Neither of these claims are factually incorrect. While McCord portrays the
increase in Chinese language studies as a function of this growing
profile, my own research implies that more important questions to ask are
what are students getting out of studying Chinese and how does that
outcome relate to Chinese state power? Are students truly succumbing to a
new global order targeted by China’s soft power policy or abiding by an
American-based “social contract” in which students strive for academic
success in a competitive educational environment? My research suggests
that it is the latter that more effectively drives student choices.
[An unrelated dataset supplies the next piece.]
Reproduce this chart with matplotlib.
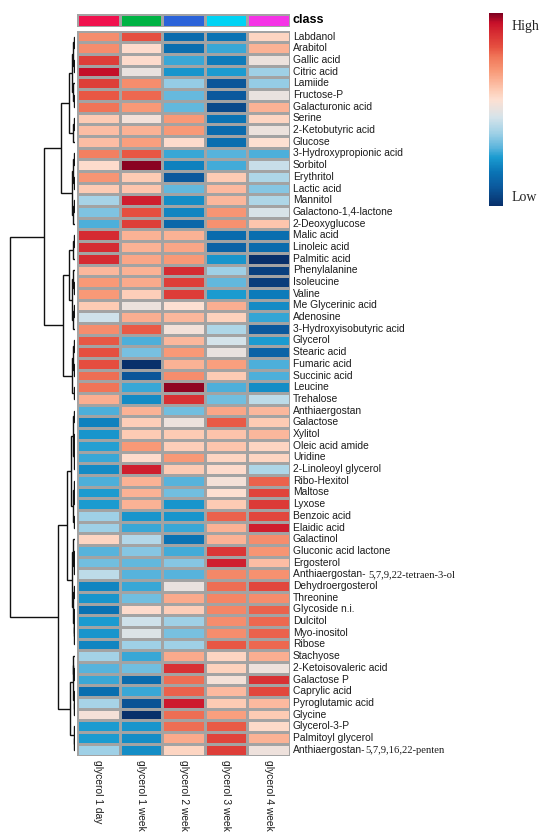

In
many ways the “Chineseness” of the Chinese language matters because of its
perceived ability to protect students from the rapid shifts of late
capitalism not because of student affinity for “China.” Thus students
often study Chinese as a “magic bullet” to enhance chances for admissions
to Stanford or a job a Nike, not because of soft power effectiveness.
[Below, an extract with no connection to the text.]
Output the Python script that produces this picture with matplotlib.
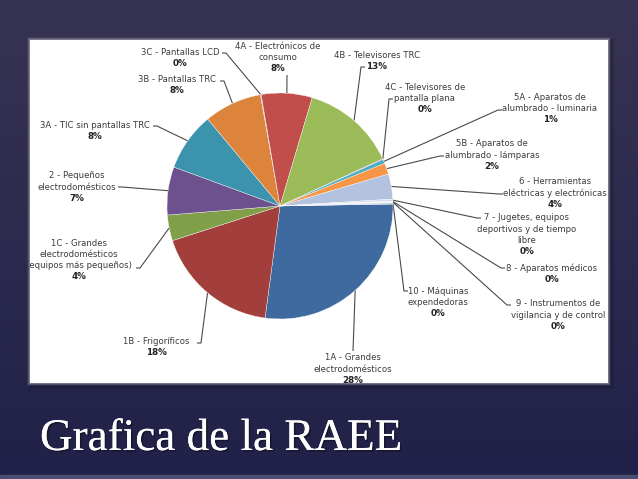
import numpy as np
import matplotlib
matplotlib.use("Agg")
import matplotlib.pyplot as plt
from matplotlib.patches import Rectangle
import matplotlib.patheffects as pe

# ---------------- data ----------------
categories = [
    "1A - Grandes\nelectrodomésticos",
    "1B - Frigoríficos",
    "1C - Grandes\nelectrodomésticos\n(equipos más pequeños)",
    "2 - Pequeños\nelectrodomésticos",
    "3A - TIC sin pantallas TRC",
    "3B - Pantallas TRC",
    "3C - Pantallas LCD",
    "4A - Electrónicos de\nconsumo",
    "4B - Televisores TRC",
    "4C - Televisores de\npantalla plana",
    "5A - Aparatos de\nalumbrado - luminaria",
    "5B - Aparatos de\nalumbrado - lámparas",
    "6 - Herramientas\neléctricas y electrónicas",
    "7 - Jugetes, equipos\ndeportivos y de tiempo\nlibre",
    "8 - Aparatos médicos",
    "9 - Instrumentos de\nvigilancia y de control",
    "10 - Máquinas\nexpendedoras",
]
shares = [27.5, 18.0, 3.7, 6.9, 8.4, 8.3, 0.1, 7.3, 13.6, 0.1,
          0.6, 1.6, 3.6, 0.3, 0.1, 0.1, 0.2]
pct_labels = ["28%", "18%", "4%", "7%", "8%", "8%", "0%", "8%", "13%", "0%",
              "1%", "2%", "4%", "0%", "0%", "0%", "0%"]
title = "Grafica de la RAEE"

# ---------------- style / layout ----------------
colors = ["#3e6a9f", "#a23f3c", "#7f9f49", "#6d508e", "#3b93ad", "#dc843b",
          "#93a9cf", "#c24e4c", "#9bbb59", "#8064a2", "#4bacc6", "#f79646",
          "#b3c2df", "#d6dce9", "#e4e8f0", "#eef0f5", "#c9d2e3"]

W, H = 638, 479
CX, CY, R = 280, 206, 113          # pie center / radius in pixels

# label layout: (center x, first line y) and leader attach point (pixels)
text_pos = [(353, 358), (156, 341), (79, 243), (77, 176), (95, 125),
            (177, 79), (180, 52), (278, 46), (377, 55), (425, 87),
            (550, 97), (492, 144), (555, 182), (527, 218), (552, 268),
            (558, 304), (438, 291)]
attach = [(353, 351), (197, 343), (136, 268), (118, 187), (153, 126),
          (220, 81), (222, 53), (287, 75), (365, 67), (393, 99),
          (502, 110), (444, 156), (503, 194), (481, 218), (505, 268),
          (511, 305), (408, 291)]
tick = [0, 4, 4, 4, 4, 4, 4, 0, 4, 4, 4, 4, 4, 4, 4, 4, 4]
LINE = 11.2

fig = plt.figure(figsize=(W / 100, H / 100), dpi=100)

# background
bg = fig.add_axes([0, 0, 1, 1])
bg.set_xlim(0, W)
bg.set_ylim(H, 0)
bg.axis("off")
grad = np.linspace(0, 1, 256)[:, None]
top = np.array([0x37, 0x33, 0x52]) / 255
bot = np.array([0x21, 0x21, 0x49]) / 255
img = top[None, None, :] * (1 - grad[..., None]) + bot[None, None, :] * grad[..., None]
img = np.repeat(img, 2, axis=1)
bg.imshow(img, extent=[0, W, H, 0], aspect="auto", zorder=0)
bg.add_patch(Rectangle((0, 475), W, 4, color="#4a4d72", zorder=0.5))

# panel glow / shadow
for i, a in enumerate([0.05, 0.08, 0.12, 0.18]):
    d = 5 - i
    bg.add_patch(Rectangle((30 - d + 1.5, 40 - d + 1.5), 578 + 2 * d, 343 + 2 * d,
                           facecolor="#111122", edgecolor="none", alpha=a, zorder=1))
for i, a in enumerate([0.10, 0.18, 0.3]):
    d = 3 - i
    bg.add_patch(Rectangle((30 - d, 40 - d), 578 + 2 * d, 343 + 2 * d,
                           facecolor="#d8d8e0", edgecolor="none", alpha=a, zorder=1.2))
bg.add_patch(Rectangle((30, 40), 578, 343, facecolor="white", edgecolor="none", zorder=2))

# pie
pax = fig.add_axes([(CX - R) / W, (H - CY - R) / H, 2 * R / W, 2 * R / H])
wedges, _ = pax.pie(shares, colors=colors, startangle=1, counterclock=False,
                    radius=1, wedgeprops=dict(edgecolor="white", linewidth=0.25))
pax.set_xlim(-1, 1)
pax.set_ylim(-1, 1)
pax.set_aspect("equal")
pax.axis("off")

to_bg = pax.transData + bg.transData.inverted()
txt_color = "#3c3c3c"
for i, w in enumerate(wedges):
    ang = np.deg2rad((w.theta1 + w.theta2) / 2)
    rx, ry = to_bg.transform((np.cos(ang), np.sin(ang)))
    ax_, ay_ = attach[i]
    if tick[i]:
        d = np.sign(rx - ax_) * tick[i]
        xs, ys = [rx, ax_ + d, ax_], [ry, ay_, ay_]
    else:
        xs, ys = [rx, ax_], [ry, ay_]
    bg.plot(xs, ys, color="#4a4a4a", lw=0.8, zorder=3, solid_capstyle="butt")

    cx, y1 = text_pos[i]
    lines = categories[i].split("\n")
    for k, ln in enumerate(lines):
        bg.text(cx, y1 + k * LINE, ln, ha="center", va="center", fontsize=6.1,
                family="DejaVu Sans", color=txt_color, zorder=4)
    bg.text(cx, y1 + len(lines) * LINE, pct_labels[i], ha="center", va="center",
            fontsize=6.3, family="DejaVu Sans", fontweight="bold", color="#222222",
            zorder=4)

# title
bg.text(40, 450, title, ha="left", va="baseline", fontsize=32.5,
        family="Liberation Serif", color="white", zorder=5,
        path_effects=[pe.withSimplePatchShadow(offset=(1.2, -1.2), shadow_rgbFace="black", alpha=0.35),
                      pe.Normal()])

fig.savefig("out.png", dpi=100)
Within this context, Chinese emerges as the latest do-it-yourself project
to manage the future.

The CI controversy, despite its extremes, is therefore instructive on
multiple levels. I laud Marshall Sahlins’ commitment to guarding against
the corporatization of the university and appreciate Edward McCord’s
tempering of the ubiquitous “China threat” trope that pervades western
media. Grounded anthropological research does not ignore these
perspectives but pushes us to detach policy intentions from assumptions
about policy effect, to understand the disarticulated nature of state
power, to move beyond policy documents as our dominant sources of
knowledge, and to examine the effects of implementation on the people who
are the objects of policy itself.

Jennifer Hubbert is associate professor of anthropology and director, East
Asian Studies at Lewis & Clark College in Portland. Her recent work has
examined the Beijing Olympics and Shanghai Expo, published in Modern
China, City & Society, and positions: east asia cultures critique.
Jennifer’s current book project examines Confucius Institutes.